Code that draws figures
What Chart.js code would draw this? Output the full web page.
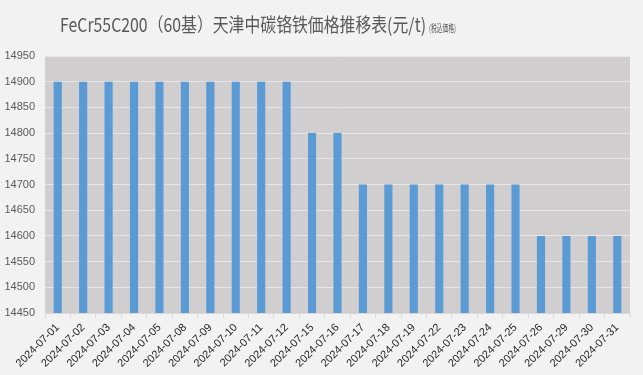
<!DOCTYPE html>
<html>
<head>
<meta charset="utf-8">
<script src="https://cdn.jsdelivr.net/npm/chart.js@4/dist/chart.umd.min.js"></script>
<style>
  html, body { margin: 0; padding: 0; background: #f2f2f2; }
</style>
</head>
<body>
<canvas id="grafico" width="643" height="375"></canvas>
<script>
// datas e precos (元/t)
const datas = ['2024-07-01', '2024-07-02', '2024-07-03', '2024-07-04', '2024-07-05',
    '2024-07-08', '2024-07-09', '2024-07-10', '2024-07-11', '2024-07-12',
    '2024-07-15', '2024-07-16', '2024-07-17', '2024-07-18', '2024-07-19',
    '2024-07-22', '2024-07-23', '2024-07-24', '2024-07-25', '2024-07-26',
    '2024-07-29', '2024-07-30', '2024-07-31'];
const precos = [14900, 14900, 14900, 14900, 14900, 14900, 14900, 14900, 14900, 14900,
    14800, 14800, 14700, 14700, 14700, 14700, 14700, 14700, 14700,
    14600, 14600, 14600, 14600];
const yMin = 14450;
const yMax = 14950;
const yPasso = 50;
const titulo = 'FeCr55C200（60基）天津中碳铬铁価格推移表(元/t)';
const subtitulo = '(税込価格)';

// fundo cinza da area do grafico + titulo
const fundoPlugin = {
    id: 'fundo',
    beforeDraw(chart) {
        const ctx = chart.ctx;
        const a = chart.chartArea;
        ctx.save();
        ctx.fillStyle = '#f2f2f2';
        ctx.fillRect(0, 0, chart.width, chart.height);
        ctx.fillStyle = '#d0cece';
        ctx.fillRect(a.left, a.top, a.right - a.left, a.bottom - a.top);
        ctx.restore();
    },
    afterDraw(chart) {
        const ctx = chart.ctx;
        ctx.save();
        ctx.textBaseline = 'alphabetic';
        ctx.fillStyle = '#595959';
        ctx.font = '19px "Noto Sans CJK SC", sans-serif';
        // largura limitada para ficar parecido com a fonte estreita do original
        ctx.fillText(titulo, 60, 32, 366);
        ctx.font = '10px "Noto Sans CJK JP", sans-serif';
        ctx.fillText(subtitulo, 429, 32, 27);
        ctx.restore();
    }
};

const config = {
    type: 'bar',
    data: {
        labels: datas,
        datasets: [{
            data: precos,
            backgroundColor: '#5b9bd5',
            barPercentage: 0.32,
            categoryPercentage: 1
        }]
    },
    options: {
        responsive: false,
        animation: false,
        layout: { padding: { top: 56, right: 13, left: 0, bottom: 0 } },
        plugins: {
            legend: { display: false },
            tooltip: { enabled: false }
        },
        scales: {
            x: {
                grid: { offset: true, drawOnChartArea: false, color: '#d9d9d9', tickLength: 5 },
                border: { color: '#d9d9d9' },
                ticks: {
                    minRotation: 45, maxRotation: 45, autoSkip: false,
                    color: '#262626',
                    font: { family: 'Liberation Sans', size: 11 }
                },
                afterFit(s) { s.height = 62; }
            },
            y: {
                min: yMin,
                max: yMax,
                grid: { color: '#e6e6e6', drawTicks: false },
                border: { display: false },
                ticks: {
                    stepSize: yPasso,
                    padding: 10,
                    color: '#595959',
                    font: { family: 'Liberation Sans', size: 11 },
                    callback: v => String(v)
                },
                afterFit(s) { s.width = 45; }
            }
        }
    },
    plugins: [fundoPlugin]
};

let myChart = new Chart(document.getElementById('grafico'), config);
</script>
</body>
</html>
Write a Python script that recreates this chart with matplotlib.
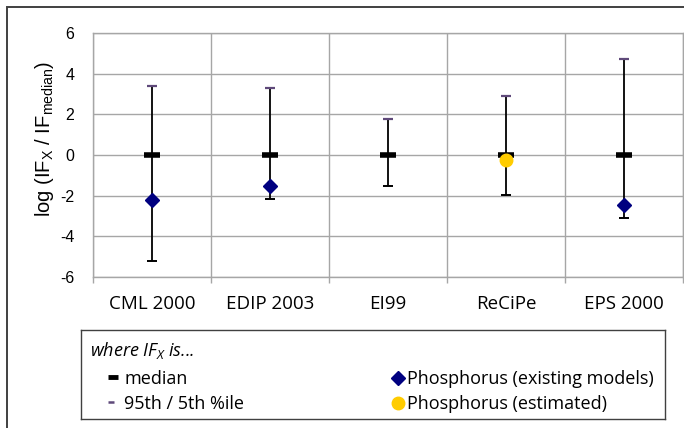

Objective
Every line above that contains the word "this" should be reported.

Completed exercise
What Chart.js code would draw this? Output the full web page.
Write a Python script that recreates this chart with matplotlib.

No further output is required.